Poem Of The Week: The London Dinner Party By Jayne Joso

 
The London Dinner Party

Said the composer
I have even met some working-class people
And some of them
Yes, some of them
Are quite decent people
I clear my throat
Clink the ice in my drink
People are nodding, not only a musical genius
But what a kind man he must be
And I?
I will not play the chameleon, but I need a refill
Someone offers and I accept as they pour
The composer smiles as he awaits my cheering him
I rise
And I?
I have met some very posh people in my time
And some of them
Yes, some of them
Aren’t cunts.


Jayne Joso. Image by Paul Musso.
Jayne Joso. Image by Paul Musso.
The simplicity of writer and artist Jayne Joso’s delivery in The London Dinner Party is at one remove from her intention. For her poem of condescension and superiority complex plays along with the glass-chinking, smug conceit of the party’s attendees, until the delicious final pay-off.

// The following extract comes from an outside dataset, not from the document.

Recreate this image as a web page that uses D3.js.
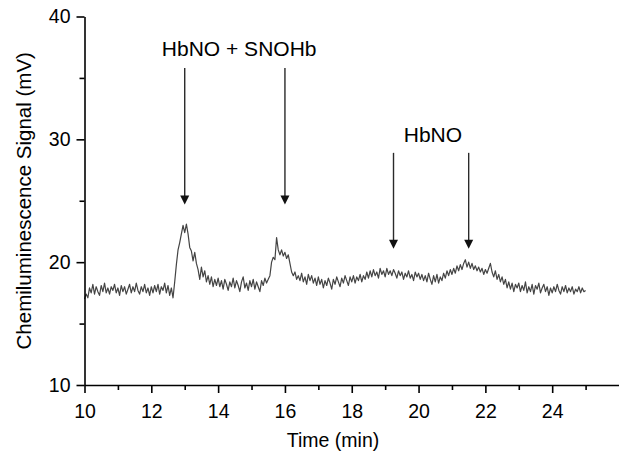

The poem’s tone is faux-approving, conversational, complicit only to the extent that Joso’s narrator is present amongst the forced smiles and self-congratulatory avowals of kindness. The London working classes should, it seems, be pleased to be patronised so fulsomely.

Immersed in the party’s bonhomie, the narrator is ‘less deceived’. Although a de facto participant in a game of class charades, the truth resides in her clarity of observation: sealed in bubbles of wealth and self-confidence, the composer and his acolytes are as divorced from the reality of being thoroughly skint as the Bullingdon Club from Tower Hamlets.

The inverse ‘generosity’ of Joso’s final lines pays fitting lip service to the assemblage’s parody of decency.